>> Start MATERIAL PROVIDED

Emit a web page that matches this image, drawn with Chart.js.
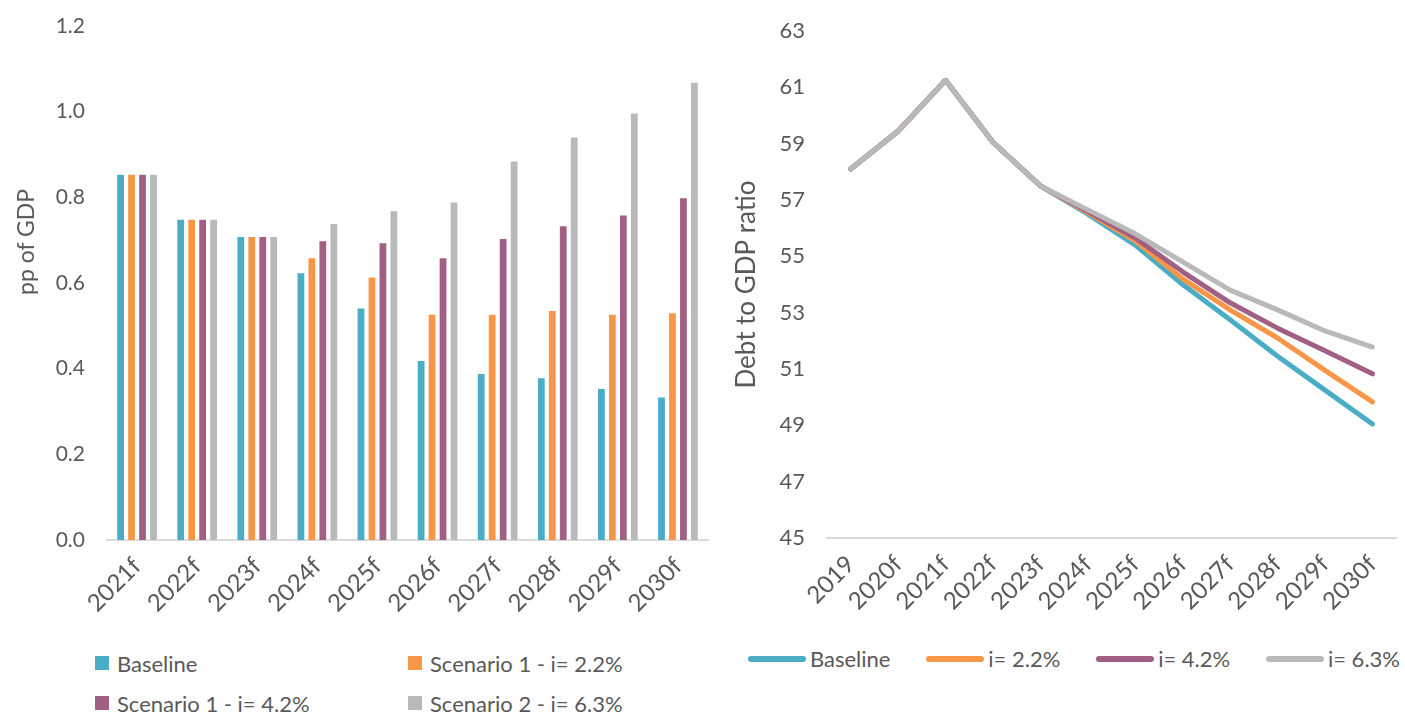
<!DOCTYPE html>
<html>
<head>
<meta charset="utf-8">
<script src="https://cdn.jsdelivr.net/npm/chart.js@4.4.1/dist/chart.umd.min.js"></script>
<style>
  html, body { margin: 0; padding: 0; background: #fff; }
  body { width: 1405px; height: 713px; position: relative; overflow: hidden; font-family: Lato, "Open Sans", sans-serif; color: #595959; }
  .box { position: absolute; }
  #left-wrap { left: 0; top: 0; width: 715px; height: 620px; }
  #right-wrap { left: 720px; top: 0; width: 685px; height: 620px; }
  #left-title {
    position: absolute; left: 25px; top: 242px; font-size: 23px; white-space: nowrap;
    transform: translate(-50%, -50%) rotate(-90deg);
  }
  #legend-left {
    position: absolute; left: 95px; top: 643px;
    display: grid; grid-template-columns: 313px 300px; grid-auto-rows: 40px;
    font-size: 22px;
  }
  #legend-left .item { display: flex; align-items: center; }
  #legend-left .swatch { width: 14px; height: 14px; margin-right: 8px; }
  #legend-right {
    position: absolute; left: 748px; width: 652px; top: 645px;
    display: flex; align-items: center; justify-content: space-between; font-size: 22px;
  }
  #legend-right .item { display: flex; align-items: center; }
  #legend-right .swatch { width: 58px; height: 6px; border-radius: 3px; margin-right: 4px; }
</style>
</head>
<body>
<div class="box" id="left-wrap"><canvas id="chart-cost"></canvas></div>
<div class="box" id="right-wrap"><canvas id="chart-debt"></canvas></div>
<div id="left-title">pp of GDP</div>
<div id="legend-left"></div>
<div id="legend-right"></div>
<script>
const Colors = {
  blue: "#4bacc6",
  orange: "#f79646",
  purple: "#a05f83",
  gray: "#b9b9b9",
  text: "#595959",
  axis: "#d9d9d9",
};

// left chart: interest cost, pp of GDP
const costYears = ["2021f", "2022f", "2023f", "2024f", "2025f", "2026f", "2027f", "2028f", "2029f", "2030f"];
const costBaseline = [0.855, 0.75, 0.71, 0.625, 0.543, 0.42, 0.39, 0.38, 0.355, 0.335];
const costS1Low = [0.855, 0.75, 0.71, 0.66, 0.615, 0.528, 0.528, 0.537, 0.528, 0.532];
const costS1High = [0.855, 0.75, 0.71, 0.70, 0.695, 0.66, 0.705, 0.735, 0.76, 0.80];
const costS2 = [0.855, 0.75, 0.71, 0.74, 0.77, 0.79, 0.886, 0.942, 0.998, 1.07];
const costLabels = ["Baseline", "Scenario 1 - i= 2.2%", "Scenario 1 - i= 4.2%", "Scenario 2 - i= 6.3%"];

// right chart: debt to GDP ratio
const debtYears = ["2019", "2020f", "2021f", "2022f", "2023f", "2024f", "2025f", "2026f", "2027f", "2028f", "2029f", "2030f"];
const debtBaseline = [58.1, 59.45, 61.25, 59.05, 57.5, 56.5, 55.4, 54.0, 52.75, 51.45, 50.25, 49.05];
const debtI22 = [58.1, 59.45, 61.25, 59.05, 57.5, 56.55, 55.55, 54.2, 53.1, 52.1, 50.95, 49.83];
const debtI42 = [58.1, 59.45, 61.25, 59.05, 57.5, 56.6, 55.65, 54.45, 53.35, 52.45, 51.65, 50.83];
const debtI63 = [58.1, 59.45, 61.25, 59.05, 57.5, 56.65, 55.8, 54.8, 53.8, 53.1, 52.35, 51.78];
const debtLabels = ["Baseline", "i= 2.2%", "i= 4.2%", "i= 6.3%"];

const seriesColors = [Colors.blue, Colors.orange, Colors.purple, Colors.gray];

Chart.defaults.font.family = "Lato, 'Open Sans', sans-serif";
Chart.defaults.color = Colors.text;

const tickFont = { size: 21 };
const xTickFont = { size: 24 };

function baseScales(yOpts, yTitle, axisY) {
  return {
    x: {
      offset: true,
      grid: { display: false, drawTicks: false },
      border: { display: true, color: Colors.axis, width: 2 },
      ticks: { font: xTickFont, color: Colors.text, maxRotation: 45, minRotation: 45, padding: 12, autoSkip: false },
      afterFit: s => { s.height = 620 - axisY; },
    },
    y: {
      ...yOpts,
      // tick length (hidden) gives the gap between labels and plot, so the top padding stays small
      grid: { display: false, drawTicks: true, tickLength: 22 },
      border: { display: false },
      title: yTitle,
      afterFit: s => { s.width = 107; },
    },
  };
}

function buildLegend(chart, elId) {
  const el = document.getElementById(elId);
  chart.data.datasets.forEach(ds => {
    const item = document.createElement("div");
    item.className = "item";
    const sw = document.createElement("span");
    sw.className = "swatch";
    sw.style.background = ds.legendColor;
    const tx = document.createElement("span");
    tx.textContent = ds.label;
    item.appendChild(sw);
    item.appendChild(tx);
    el.appendChild(item);
  });
}

const costChart = new Chart(document.getElementById("chart-cost"), {
  type: "bar",
  data: {
    labels: costYears,
    datasets: [costBaseline, costS1Low, costS1High, costS2].map((d, i) => ({
      label: costLabels[i],
      data: d,
      backgroundColor: seriesColors[i],
      borderColor: "#ffffff",
      borderWidth: 1,
      legendColor: seriesColors[i],
      categoryPercentage: 0.73,
      barPercentage: 0.8,
    })),
  },
  options: {
    responsive: true,
    maintainAspectRatio: false,
    animation: false,
    layout: { padding: { top: 26, right: 7, bottom: 0, left: 0 } },
    plugins: { legend: { display: false }, tooltip: { enabled: false } },
    scales: baseScales({
      min: 0, max: 1.2,
      ticks: { stepSize: 0.2, font: tickFont, color: Colors.text, padding: 0, callback: v => v.toFixed(1) },
    }, { display: false }, 540),
  },
});
buildLegend(costChart, "legend-left");

const debtChart = new Chart(document.getElementById("chart-debt"), {
  type: "line",
  data: {
    labels: debtYears,
    datasets: [debtBaseline, debtI22, debtI42, debtI63].map((d, i) => ({
      label: debtLabels[i],
      data: d,
      borderColor: seriesColors[i],
      backgroundColor: seriesColors[i],
      legendColor: seriesColors[i],
      borderWidth: 5,
      borderCapStyle: "round",
      borderJoinStyle: "round",
      pointRadius: 0,
      tension: 0,
      order: 3 - i,
    })),
  },
  options: {
    responsive: true,
    maintainAspectRatio: false,
    animation: false,
    layout: { padding: { top: 31, right: 5, bottom: 0, left: 0 } },
    plugins: { legend: { display: false }, tooltip: { enabled: false } },
    scales: baseScales({
      min: 45, max: 63,
      ticks: { stepSize: 2, font: { size: 22 }, color: Colors.text, padding: 0 },
    }, { display: true, text: "Debt to GDP ratio", font: { size: 26 }, color: Colors.text, padding: { top: 11, bottom: 0 } }, 538),
  },
});
buildLegend(debtChart, "legend-right");
</script>
</body>
</html>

>> End MATERIAL PROVIDED

Leave out the pictures and copy the rest of the material above exactly.

Emit a web page that matches this image, drawn with Chart.js.
<!DOCTYPE html>
<html>
<head>
<meta charset="utf-8">
<script src="https://cdn.jsdelivr.net/npm/chart.js@4.4.1/dist/chart.umd.min.js"></script>
<style>
  html, body { margin: 0; padding: 0; background: #fff; }
  body { width: 1405px; height: 713px; position: relative; overflow: hidden; font-family: Lato, "Open Sans", sans-serif; color: #595959; }
  .box { position: absolute; }
  #left-wrap { left: 0; top: 0; width: 715px; height: 620px; }
  #right-wrap { left: 720px; top: 0; width: 685px; height: 620px; }
  #left-title {
    position: absolute; left: 25px; top: 242px; font-size: 23px; white-space: nowrap;
    transform: translate(-50%, -50%) rotate(-90deg);
  }
  #legend-left {
    position: absolute; left: 95px; top: 643px;
    display: grid; grid-template-columns: 313px 300px; grid-auto-rows: 40px;
    font-size: 22px;
  }
  #legend-left .item { display: flex; align-items: center; }
  #legend-left .swatch { width: 14px; height: 14px; margin-right: 8px; }
  #legend-right {
    position: absolute; left: 748px; width: 652px; top: 645px;
    display: flex; align-items: center; justify-content: space-between; font-size: 22px;
  }
  #legend-right .item { display: flex; align-items: center; }
  #legend-right .swatch { width: 58px; height: 6px; border-radius: 3px; margin-right: 4px; }
</style>
</head>
<body>
<div class="box" id="left-wrap"><canvas id="chart-cost"></canvas></div>
<div class="box" id="right-wrap"><canvas id="chart-debt"></canvas></div>
<div id="left-title">pp of GDP</div>
<div id="legend-left"></div>
<div id="legend-right"></div>
<script>
const Colors = {
  blue: "#4bacc6",
  orange: "#f79646",
  purple: "#a05f83",
  gray: "#b9b9b9",
  text: "#595959",
  axis: "#d9d9d9",
};

// left chart: interest cost, pp of GDP
const costYears = ["2021f", "2022f", "2023f", "2024f", "2025f", "2026f", "2027f", "2028f", "2029f", "2030f"];
const costBaseline = [0.855, 0.75, 0.71, 0.625, 0.543, 0.42, 0.39, 0.38, 0.355, 0.335];
const costS1Low = [0.855, 0.75, 0.71, 0.66, 0.615, 0.528, 0.528, 0.537, 0.528, 0.532];
const costS1High = [0.855, 0.75, 0.71, 0.70, 0.695, 0.66, 0.705, 0.735, 0.76, 0.80];
const costS2 = [0.855, 0.75, 0.71, 0.74, 0.77, 0.79, 0.886, 0.942, 0.998, 1.07];
const costLabels = ["Baseline", "Scenario 1 - i= 2.2%", "Scenario 1 - i= 4.2%", "Scenario 2 - i= 6.3%"];

// right chart: debt to GDP ratio
const debtYears = ["2019", "2020f", "2021f", "2022f", "2023f", "2024f", "2025f", "2026f", "2027f", "2028f", "2029f", "2030f"];
const debtBaseline = [58.1, 59.45, 61.25, 59.05, 57.5, 56.5, 55.4, 54.0, 52.75, 51.45, 50.25, 49.05];
const debtI22 = [58.1, 59.45, 61.25, 59.05, 57.5, 56.55, 55.55, 54.2, 53.1, 52.1, 50.95, 49.83];
const debtI42 = [58.1, 59.45, 61.25, 59.05, 57.5, 56.6, 55.65, 54.45, 53.35, 52.45, 51.65, 50.83];
const debtI63 = [58.1, 59.45, 61.25, 59.05, 57.5, 56.65, 55.8, 54.8, 53.8, 53.1, 52.35, 51.78];
const debtLabels = ["Baseline", "i= 2.2%", "i= 4.2%", "i= 6.3%"];

const seriesColors = [Colors.blue, Colors.orange, Colors.purple, Colors.gray];

Chart.defaults.font.family = "Lato, 'Open Sans', sans-serif";
Chart.defaults.color = Colors.text;

const tickFont = { size: 21 };
const xTickFont = { size: 24 };

function baseScales(yOpts, yTitle, axisY) {
  return {
    x: {
      offset: true,
      grid: { display: false, drawTicks: false },
      border: { display: true, color: Colors.axis, width: 2 },
      ticks: { font: xTickFont, color: Colors.text, maxRotation: 45, minRotation: 45, padding: 12, autoSkip: false },
      afterFit: s => { s.height = 620 - axisY; },
    },
    y: {
      ...yOpts,
      // tick length (hidden) gives the gap between labels and plot, so the top padding stays small
      grid: { display: false, drawTicks: true, tickLength: 22 },
      border: { display: false },
      title: yTitle,
      afterFit: s => { s.width = 107; },
    },
  };
}

function buildLegend(chart, elId) {
  const el = document.getElementById(elId);
  chart.data.datasets.forEach(ds => {
    const item = document.createElement("div");
    item.className = "item";
    const sw = document.createElement("span");
    sw.className = "swatch";
    sw.style.background = ds.legendColor;
    const tx = document.createElement("span");
    tx.textContent = ds.label;
    item.appendChild(sw);
    item.appendChild(tx);
    el.appendChild(item);
  });
}

const costChart = new Chart(document.getElementById("chart-cost"), {
  type: "bar",
  data: {
    labels: costYears,
    datasets: [costBaseline, costS1Low, costS1High, costS2].map((d, i) => ({
      label: costLabels[i],
      data: d,
      backgroundColor: seriesColors[i],
      borderColor: "#ffffff",
      borderWidth: 1,
      legendColor: seriesColors[i],
      categoryPercentage: 0.73,
      barPercentage: 0.8,
    })),
  },
  options: {
    responsive: true,
    maintainAspectRatio: false,
    animation: false,
    layout: { padding: { top: 26, right: 7, bottom: 0, left: 0 } },
    plugins: { legend: { display: false }, tooltip: { enabled: false } },
    scales: baseScales({
      min: 0, max: 1.2,
      ticks: { stepSize: 0.2, font: tickFont, color: Colors.text, padding: 0, callback: v => v.toFixed(1) },
    }, { display: false }, 540),
  },
});
buildLegend(costChart, "legend-left");

const debtChart = new Chart(document.getElementById("chart-debt"), {
  type: "line",
  data: {
    labels: debtYears,
    datasets: [debtBaseline, debtI22, debtI42, debtI63].map((d, i) => ({
      label: debtLabels[i],
      data: d,
      borderColor: seriesColors[i],
      backgroundColor: seriesColors[i],
      legendColor: seriesColors[i],
      borderWidth: 5,
      borderCapStyle: "round",
      borderJoinStyle: "round",
      pointRadius: 0,
      tension: 0,
      order: 3 - i,
    })),
  },
  options: {
    responsive: true,
    maintainAspectRatio: false,
    animation: false,
    layout: { padding: { top: 31, right: 5, bottom: 0, left: 0 } },
    plugins: { legend: { display: false }, tooltip: { enabled: false } },
    scales: baseScales({
      min: 45, max: 63,
      ticks: { stepSize: 2, font: { size: 22 }, color: Colors.text, padding: 0 },
    }, { display: true, text: "Debt to GDP ratio", font: { size: 26 }, color: Colors.text, padding: { top: 11, bottom: 0 } }, 538),
  },
});
buildLegend(debtChart, "legend-right");
</script>
</body>
</html>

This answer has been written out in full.